HARTFORD — The season was already a rousing success for the Wilton boys soccer team long before they stepped on the pitch at Dillon Stadium today for the Class L championship.
The Warriors came in with the same number of wins as the last three years combined, more than tripling last season’s 4-9-3 finish.
No one was talking about Wilton two months ago, and returning to the state final for the first time in 15 years would have seemed laughable.
Laughable to everyone but Edwin Carvajal, the Warriors’ new coach, and his 29 players. It would seem only a win against three-time defending champion Daniel Hand this afternoon could have garnered this group any greater respect than had already been earned.

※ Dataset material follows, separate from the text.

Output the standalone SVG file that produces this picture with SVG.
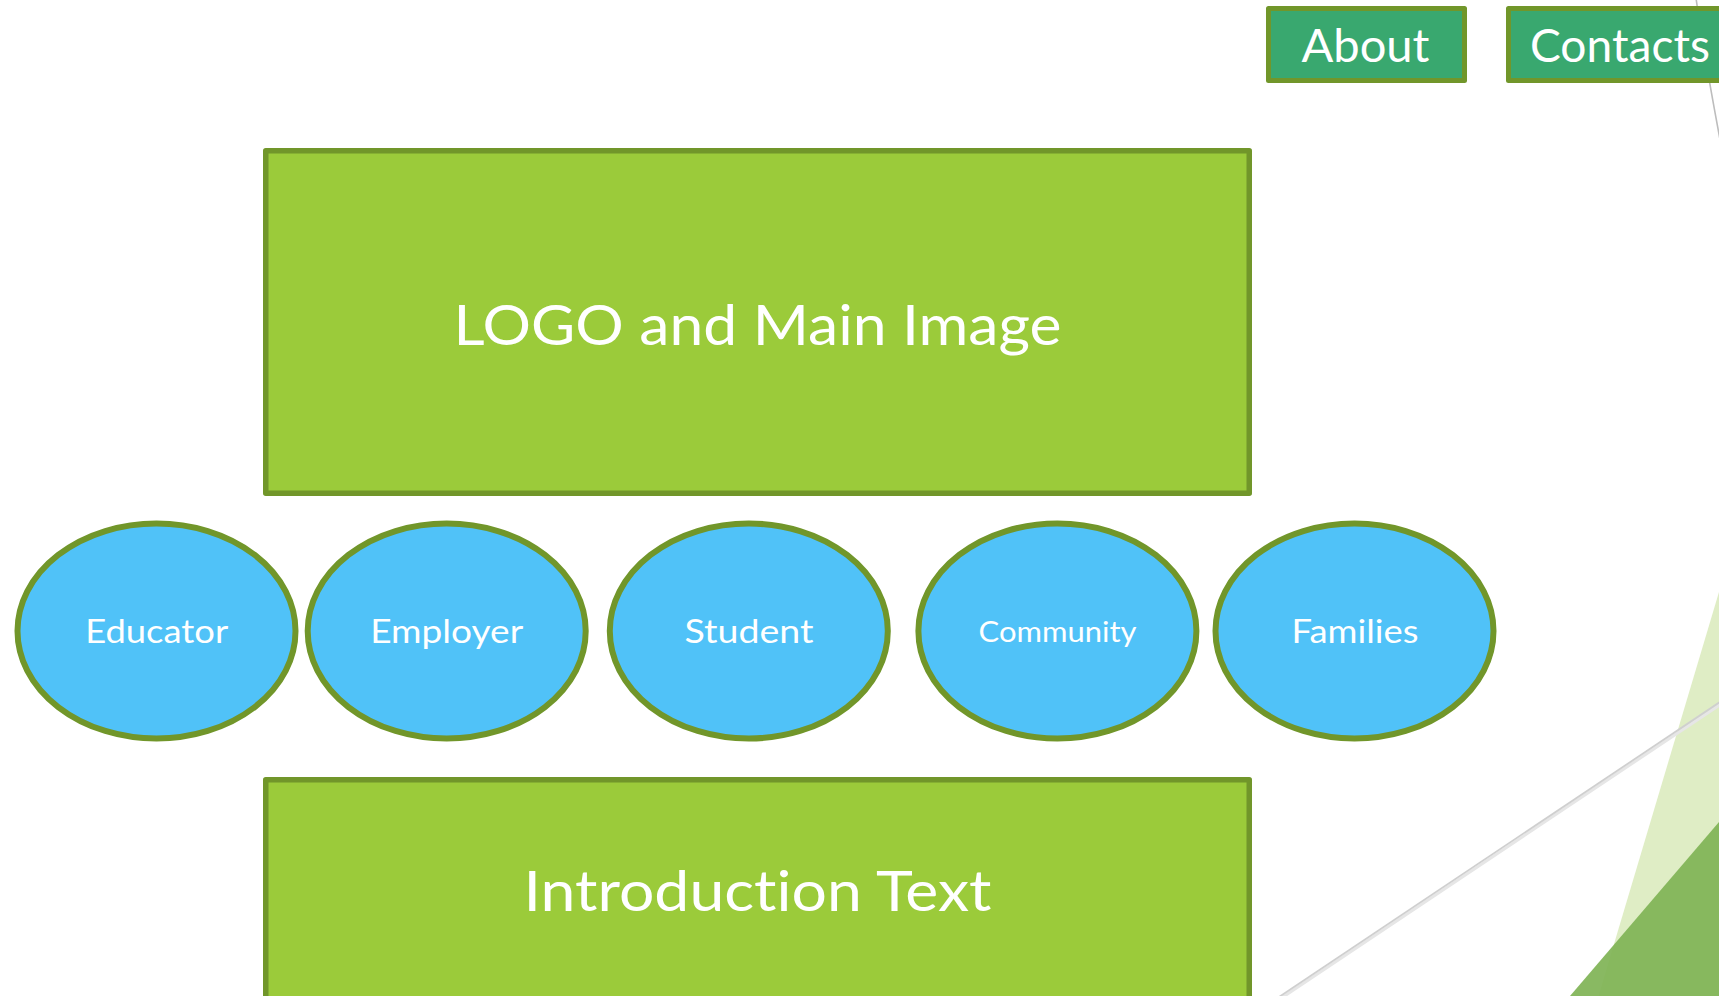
<svg xmlns="http://www.w3.org/2000/svg" width="1719" height="996" viewBox="0 0 1719 996">
  <style>
    .box { fill: #9BCB3A; stroke: #71962A; stroke-width: 5.5; stroke-linejoin: round; }
    .btn { fill: #39A86F; stroke: #71962A; stroke-width: 5; stroke-linejoin: round; }
    .oval { fill: #50C2F8; stroke: #71962A; stroke-width: 6; }
    .lbl { font-family: Lato, "Open Sans", "Liberation Sans", sans-serif; fill: #FFFFFF; text-anchor: middle; font-variant-ligatures: none; font-feature-settings: "liga" 0, "clig" 0; }
    .big { font-size: 57px; }
    .mid { font-size: 47px; }
    .sm { font-size: 33.5px; }
    .xs { font-size: 29.5px; }
  </style>
  <rect x="0" y="0" width="1719" height="996" fill="#FFFFFF"/>

  <g id="background">
    <polygon points="1598.5,996 1719,592 1719,996" fill="#DFEDC5"/>
    <polygon points="1570,996 1719,822 1719,996" fill="#80B456" fill-opacity="0.93"/>
    <line x1="1280" y1="999" x2="1721" y2="704" stroke="#E6E6E6" stroke-width="3"/>
    <line x1="1279" y1="997" x2="1720" y2="702" stroke="#CFCFCF" stroke-width="1.8"/>
    <path d="M1696,-2 Q1704,55 1722,150" fill="none" stroke="#BDBDBD" stroke-width="1.6"/>
  </g>

  <g id="connectors"></g>

  <g id="about">
    <rect class="btn" x="1268.5" y="8.5" width="196" height="72"/>
    <text class="lbl mid" x="1365.5" y="62" textLength="128" lengthAdjust="spacingAndGlyphs">About</text>
  </g>
  <g id="contacts">
    <rect class="btn" x="1508.5" y="8.5" width="300" height="72"/>
    <text class="lbl mid" x="1620" y="62" textLength="180" lengthAdjust="spacingAndGlyphs">Contacts</text>
  </g>

  <g id="logo-main-image">
    <rect class="box" x="265.75" y="150.75" width="983.5" height="342.5"/>
    <text class="lbl big" x="757.5" y="345" textLength="608" lengthAdjust="spacingAndGlyphs">LOGO and Main Image</text>
  </g>

  <g id="educator">
    <ellipse class="oval" cx="156.5" cy="631" rx="139" ry="107.5"/>
    <text class="lbl sm" x="156.7" y="643" textLength="143" lengthAdjust="spacingAndGlyphs">Educator</text>
  </g>
  <g id="employer">
    <ellipse class="oval" cx="446.7" cy="631" rx="139" ry="107.5"/>
    <text class="lbl sm" x="446.7" y="643" textLength="153" lengthAdjust="spacingAndGlyphs">Employer</text>
  </g>
  <g id="student">
    <ellipse class="oval" cx="748.8" cy="631" rx="139" ry="107.5"/>
    <text class="lbl sm" x="749" y="643" textLength="129" lengthAdjust="spacingAndGlyphs">Student</text>
  </g>
  <g id="community">
    <ellipse class="oval" cx="1057.4" cy="631" rx="139" ry="107.5"/>
    <text class="lbl xs" x="1057.5" y="642" textLength="158" lengthAdjust="spacingAndGlyphs">Community</text>
  </g>
  <g id="families">
    <ellipse class="oval" cx="1354.5" cy="631" rx="139" ry="107.5"/>
    <text class="lbl sm" x="1355" y="643" textLength="127" lengthAdjust="spacingAndGlyphs">Families</text>
  </g>

  <g id="introduction-text">
    <rect class="box" x="265.75" y="779.75" width="983.5" height="300"/>
    <text class="lbl big" x="757.5" y="911" textLength="468" lengthAdjust="spacingAndGlyphs">Introduction Text</text>
  </g>
</svg>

That, too, turned out to be incorrect. It would be difficult for a team to be any more valiant in defeat than Wilton was in today’s 4-3 overtime loss to the Tigers, the three-time defending champions.
Hand had to make sure its tank was on empty to shake Wilton, which three times overcame deficits in a game that will rank with the best finals in state history.
“What was it five goals scored in extra time?” said Liam McLaughlin. The sentence should really end with an exclamation point rather than a question mark. “It’s ridiculous. It’s unreal.”
Descriptive adjectives both, yet coming up short at the same time. McLaughlin was credited with the fourth of the five extra-time scores, though his perfectly delivered set piece into the box was really an own-goal after Hand goalkeeper Tim Perez was unable to possess it and the rebound caromed off a Tiger defender and into the net.
That came in the 97th minute — just the thought of more than an hour and a half of all-out attack seems wearying.
Yet four minutes later, and for the fourth and final time, the Warriors found themselves behind. Scott Testori, who had already scored twice, put a ball into the box and Jack Green finished it, the decisive goal for Hand in this instant classic.
“The fight that these boys have is unreal, this group is something special,” said the Warriors’ Parker Ward. “There’s no denying it. We never give up. We always play to the last whistle and that’s what we did today.”
Wilton needed just five games to match last year’s win total, and after 13 games it had not yet been defeated. The Warriors were the talk of the FCIAC, not just because of their sudden rise but the pleasing possession-based, open attack they used to achieve it.
Yet they ended the regular season 0-2-3 and then went out in the semifinals of the conference tournament. But before you could say “peaked too soon,” the Warriors regrouped and won four games by a 12-2 margin, reaching the final after defeating Wethersfield on penalty kicks.
Testori headed in a Cole Fink delivery in the 46th minute, but Nathan Bennett answered for Wilton in the 67th. The game went to overtime and the goals erupted. Chris Porte for Hand in the 83rd minute. Jake Lash answered for the Warriors with a low bullet in the 91st. Testori another header in the 95th minute. McLaughlin with the answer.
Back, forth. Back, forth.
“This entire season we just came from behind so many times,” McLaughlin said. “The whole motto of this season has been to fight to prove ourselves. We came up short but we played a hell of a game. I’m proud of everyone on this team.”
The players amazingly seemed to have perspective of their accomplishments on the heels of such an emotional loss.
“To not make states and then to get here and lose in overtime says a lot about our program, says a lot about these boys,” Ward said. “We knew we could do it last year and now we just showed that we could. It’s frustrating but that’s life. In life you get knocked down and you have to get back up and that’s what we did in the end. That’s sports. That’s life.”
Carvajal seemed to be taking the loss the hardest. After convincing his players all their highest goals were attainable, he wanted it for them as much as they did.
“I don’t have any words right now,” Carvajal said. “The kids fought valiantly and we came up short. Daniel Hand played us well. We just couldn’t find that last gear to finish up opportunities. It was the ability to play composed once we did tie it up and it hurt us from time to time. Those little moments of silly fouls here and there that hurt us.”
“I love the game,” he said. “It’s cruel sometimes. The game is as beautiful as it is because of situations where anything can happen on any given day.”
Whether this marks a revival of the program into a perennial contender is a question that will go unanswered for a few years. What is without dispute? The town’s soccer fans will always remember this season, whether it is a foundation that reached a peak or not.
“It stings right now but we have our heads high,” Ward said. “We had a hell of a year. We played some great games. We played some great soccer.”